- _What to do_
Return each line of the data below exactly, omitting any pictures.

---------- Provided data

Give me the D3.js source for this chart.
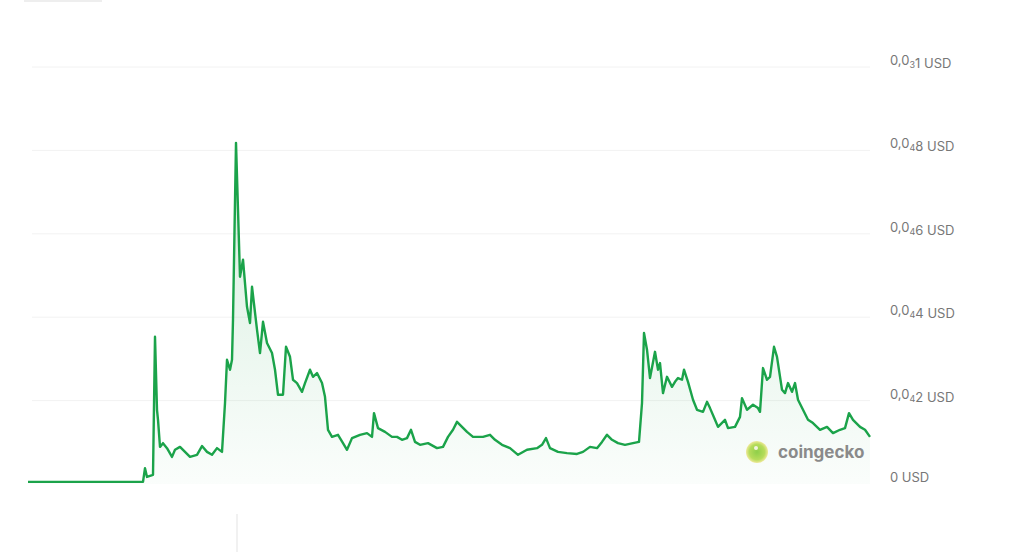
<!DOCTYPE html>
<html><head><meta charset="utf-8">
<script src="https://cdn.jsdelivr.net/npm/d3@7"></script>
<style>
html,body{margin:0;padding:0;background:#fff;}
svg{display:block;}
</style></head>
<body>
<svg id="chart" width="1024" height="552"></svg>
<script>
// day index since series start
const days = [0,115,117,119,125,127,129,130,132,135,139,144,147,152,157,162,169,174,179,184,189,194,197,199,202,204,205,208,212,215,219,222,224,229,232,235,239,244,247,250,255,258,262,265,269,274,277,282,285,289,294,297,300,304,310,315,319,324,332,339,344,346,350,357,364,369,374,379,383,387,392,400,409,415,420,425,429,434,439,445,455,462,467,474,482,490,499,509,514,518,522,530,539,549,555,562,569,574,579,584,590,597,605,611,614,616,619,622,627,630,632,635,639,644,647,650,654,656,660,665,669,675,679,682,687,690,697,700,707,712,714,719,725,730,732,735,739,742,746,749,754,757,760,764,767,770,775,780,785,792,799,805,812,817,821,825,832,837,842];
// price in micro-USD (1e-6 USD)
const priceMicro = [0.5,0.5,3.8,1.7,2.2,35.3,17.8,15.4,8.9,9.8,8.6,6.5,8.2,8.9,7.7,6.5,7.0,9.1,7.7,7.0,8.6,7.7,19.4,29.8,27.4,29.8,39.4,81.8,49.7,53.8,42.5,38.6,47.3,37.0,31.4,38.9,33.8,31.4,27.4,21.4,21.4,32.9,30.5,25.0,24.2,22.1,24.2,27.4,25.7,26.6,24.2,20.9,13.0,11.3,11.8,9.8,8.2,11.0,11.8,12.2,11.3,17.0,13.4,12.5,11.3,11.3,10.6,11.0,13.0,10.1,9.4,9.8,8.6,8.9,11.3,13.0,14.9,13.7,12.5,11.3,11.3,11.8,10.6,9.4,8.6,7.0,8.2,8.6,9.4,11.0,8.6,7.7,7.4,7.2,7.7,8.9,8.6,10.1,11.8,10.6,9.8,9.4,9.8,10.1,19.4,36.2,32.2,25.4,31.7,27.4,29.0,21.8,25.7,23.3,24.5,25.4,25.0,27.4,24.5,20.2,17.8,17.3,19.7,18.2,15.4,13.7,15.4,13.4,13.7,16.1,20.6,17.8,19.0,18.2,17.3,27.8,25.0,25.7,32.9,30.5,22.6,21.8,24.2,22.1,24.2,20.2,17.8,15.4,14.6,13.0,13.7,12.2,13.0,13.4,17.0,15.4,13.7,13.0,11.3];
const tickValues = [0, 0.00002, 0.00004, 0.00006, 0.00008, 0.0001];
const tickLabels = ["0 USD", "0,0₄2 USD", "0,0₄4 USD", "0,0₄6 USD", "0,0₄8 USD", "0,0₃1 USD"];

const data = days.map((d,i)=>({d, v: priceMicro[i]*1e-6}));
const svg = d3.select("#chart");
const x = d3.scaleLinear().domain([0, d3.max(days)]).range([28, 870]);
const y = d3.scaleLinear().domain([0, 0.0001]).range([484, 67]);

// faint header remnants
svg.append("rect").attr("x",24).attr("y",0).attr("width",78).attr("height",2).attr("fill","#eeeeee");
svg.append("rect").attr("x",236).attr("y",514).attr("width",2).attr("height",38).attr("fill","#f1f1f1");

const defs = svg.append("defs");
const grad = defs.append("linearGradient").attr("id","ag").attr("gradientUnits","userSpaceOnUse")
  .attr("x1",0).attr("x2",0).attr("y1",y(0.00008)).attr("y2",y(0));
grad.append("stop").attr("offset",0).attr("stop-color","#1ba34a").attr("stop-opacity",0.18);
grad.append("stop").attr("offset",1).attr("stop-color","#1ba34a").attr("stop-opacity",0.02);

// gridlines
const subs = {"₀":"0","₁":"1","₂":"2","₃":"3","₄":"4","₅":"5","₆":"6","₇":"7","₈":"8","₉":"9"};
svg.append("g").selectAll("line").data(tickValues.filter(v=>v>0)).join("line")
  .attr("x1",32).attr("x2",870).attr("y1",d=>y(d)).attr("y2",d=>y(d))
  .attr("stroke","#f2f2f2").attr("stroke-width",1);

// area + line
svg.append("path").datum(data)
  .attr("d", d3.area().x(d=>x(d.d)).y0(y(0)).y1(d=>y(d.v)))
  .attr("fill","url(#ag)");
svg.append("path").datum(data)
  .attr("d", d3.line().x(d=>x(d.d)).y(d=>y(d.v)))
  .attr("fill","none").attr("stroke","#1ba34a").attr("stroke-width",2.4).attr("stroke-linejoin","round");

// y-axis labels
const lab = svg.append("g").attr("font-family","Inter, 'Noto Sans', sans-serif").attr("font-size",13).attr("fill","#777777");
tickValues.forEach((v,i)=>{
  const t = lab.append("text").attr("x",890).attr("y",y(v)-2);
  let buf = "";
  const flush = ()=>{ if(buf){ t.append("tspan").text(buf); buf=""; } };
  for (const ch of tickLabels[i]) {
    if (subs[ch]) { flush(); t.append("tspan").attr("font-size",9).attr("dy",3).text(subs[ch]); t.append("tspan").attr("dy",-3).text(""); }
    else buf += ch;
  }
  flush();
});

// watermark
const wm = svg.append("g");
const lg = defs.append("radialGradient").attr("id","lg");
lg.append("stop").attr("offset",0).attr("stop-color","#8fcf4a");
lg.append("stop").attr("offset",0.7).attr("stop-color","#b6dc5a");
lg.append("stop").attr("offset",1).attr("stop-color","#efe99a");
wm.append("circle").attr("cx",757).attr("cy",452).attr("r",11).attr("fill","url(#lg)");
wm.append("circle").attr("cx",756).attr("cy",448).attr("r",2).attr("fill","#f4f4e0");
wm.append("text").attr("x",778).attr("y",458).attr("font-family","Inter, 'Noto Sans', sans-serif")
  .attr("font-size",17).attr("font-weight",700).attr("fill","#8a8a8a").text("coingecko");
</script>
</body></html>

--------------------

- _Written solution_
Give me the D3.js source for this chart.
<!DOCTYPE html>
<html><head><meta charset="utf-8">
<script src="https://cdn.jsdelivr.net/npm/d3@7"></script>
<style>
html,body{margin:0;padding:0;background:#fff;}
svg{display:block;}
</style></head>
<body>
<svg id="chart" width="1024" height="552"></svg>
<script>
// day index since series start
const days = [0,115,117,119,125,127,129,130,132,135,139,144,147,152,157,162,169,174,179,184,189,194,197,199,202,204,205,208,212,215,219,222,224,229,232,235,239,244,247,250,255,258,262,265,269,274,277,282,285,289,294,297,300,304,310,315,319,324,332,339,344,346,350,357,364,369,374,379,383,387,392,400,409,415,420,425,429,434,439,445,455,462,467,474,482,490,499,509,514,518,522,530,539,549,555,562,569,574,579,584,590,597,605,611,614,616,619,622,627,630,632,635,639,644,647,650,654,656,660,665,669,675,679,682,687,690,697,700,707,712,714,719,725,730,732,735,739,742,746,749,754,757,760,764,767,770,775,780,785,792,799,805,812,817,821,825,832,837,842];
// price in micro-USD (1e-6 USD)
const priceMicro = [0.5,0.5,3.8,1.7,2.2,35.3,17.8,15.4,8.9,9.8,8.6,6.5,8.2,8.9,7.7,6.5,7.0,9.1,7.7,7.0,8.6,7.7,19.4,29.8,27.4,29.8,39.4,81.8,49.7,53.8,42.5,38.6,47.3,37.0,31.4,38.9,33.8,31.4,27.4,21.4,21.4,32.9,30.5,25.0,24.2,22.1,24.2,27.4,25.7,26.6,24.2,20.9,13.0,11.3,11.8,9.8,8.2,11.0,11.8,12.2,11.3,17.0,13.4,12.5,11.3,11.3,10.6,11.0,13.0,10.1,9.4,9.8,8.6,8.9,11.3,13.0,14.9,13.7,12.5,11.3,11.3,11.8,10.6,9.4,8.6,7.0,8.2,8.6,9.4,11.0,8.6,7.7,7.4,7.2,7.7,8.9,8.6,10.1,11.8,10.6,9.8,9.4,9.8,10.1,19.4,36.2,32.2,25.4,31.7,27.4,29.0,21.8,25.7,23.3,24.5,25.4,25.0,27.4,24.5,20.2,17.8,17.3,19.7,18.2,15.4,13.7,15.4,13.4,13.7,16.1,20.6,17.8,19.0,18.2,17.3,27.8,25.0,25.7,32.9,30.5,22.6,21.8,24.2,22.1,24.2,20.2,17.8,15.4,14.6,13.0,13.7,12.2,13.0,13.4,17.0,15.4,13.7,13.0,11.3];
const tickValues = [0, 0.00002, 0.00004, 0.00006, 0.00008, 0.0001];
const tickLabels = ["0 USD", "0,0₄2 USD", "0,0₄4 USD", "0,0₄6 USD", "0,0₄8 USD", "0,0₃1 USD"];

const data = days.map((d,i)=>({d, v: priceMicro[i]*1e-6}));
const svg = d3.select("#chart");
const x = d3.scaleLinear().domain([0, d3.max(days)]).range([28, 870]);
const y = d3.scaleLinear().domain([0, 0.0001]).range([484, 67]);

// faint header remnants
svg.append("rect").attr("x",24).attr("y",0).attr("width",78).attr("height",2).attr("fill","#eeeeee");
svg.append("rect").attr("x",236).attr("y",514).attr("width",2).attr("height",38).attr("fill","#f1f1f1");

const defs = svg.append("defs");
const grad = defs.append("linearGradient").attr("id","ag").attr("gradientUnits","userSpaceOnUse")
  .attr("x1",0).attr("x2",0).attr("y1",y(0.00008)).attr("y2",y(0));
grad.append("stop").attr("offset",0).attr("stop-color","#1ba34a").attr("stop-opacity",0.18);
grad.append("stop").attr("offset",1).attr("stop-color","#1ba34a").attr("stop-opacity",0.02);

// gridlines
const subs = {"₀":"0","₁":"1","₂":"2","₃":"3","₄":"4","₅":"5","₆":"6","₇":"7","₈":"8","₉":"9"};
svg.append("g").selectAll("line").data(tickValues.filter(v=>v>0)).join("line")
  .attr("x1",32).attr("x2",870).attr("y1",d=>y(d)).attr("y2",d=>y(d))
  .attr("stroke","#f2f2f2").attr("stroke-width",1);

// area + line
svg.append("path").datum(data)
  .attr("d", d3.area().x(d=>x(d.d)).y0(y(0)).y1(d=>y(d.v)))
  .attr("fill","url(#ag)");
svg.append("path").datum(data)
  .attr("d", d3.line().x(d=>x(d.d)).y(d=>y(d.v)))
  .attr("fill","none").attr("stroke","#1ba34a").attr("stroke-width",2.4).attr("stroke-linejoin","round");

// y-axis labels
const lab = svg.append("g").attr("font-family","Inter, 'Noto Sans', sans-serif").attr("font-size",13).attr("fill","#777777");
tickValues.forEach((v,i)=>{
  const t = lab.append("text").attr("x",890).attr("y",y(v)-2);
  let buf = "";
  const flush = ()=>{ if(buf){ t.append("tspan").text(buf); buf=""; } };
  for (const ch of tickLabels[i]) {
    if (subs[ch]) { flush(); t.append("tspan").attr("font-size",9).attr("dy",3).text(subs[ch]); t.append("tspan").attr("dy",-3).text(""); }
    else buf += ch;
  }
  flush();
});

// watermark
const wm = svg.append("g");
const lg = defs.append("radialGradient").attr("id","lg");
lg.append("stop").attr("offset",0).attr("stop-color","#8fcf4a");
lg.append("stop").attr("offset",0.7).attr("stop-color","#b6dc5a");
lg.append("stop").attr("offset",1).attr("stop-color","#efe99a");
wm.append("circle").attr("cx",757).attr("cy",452).attr("r",11).attr("fill","url(#lg)");
wm.append("circle").attr("cx",756).attr("cy",448).attr("r",2).attr("fill","#f4f4e0");
wm.append("text").attr("x",778).attr("y",458).attr("font-family","Inter, 'Noto Sans', sans-serif")
  .attr("font-size",17).attr("font-weight",700).attr("fill","#8a8a8a").text("coingecko");
</script>
</body></html>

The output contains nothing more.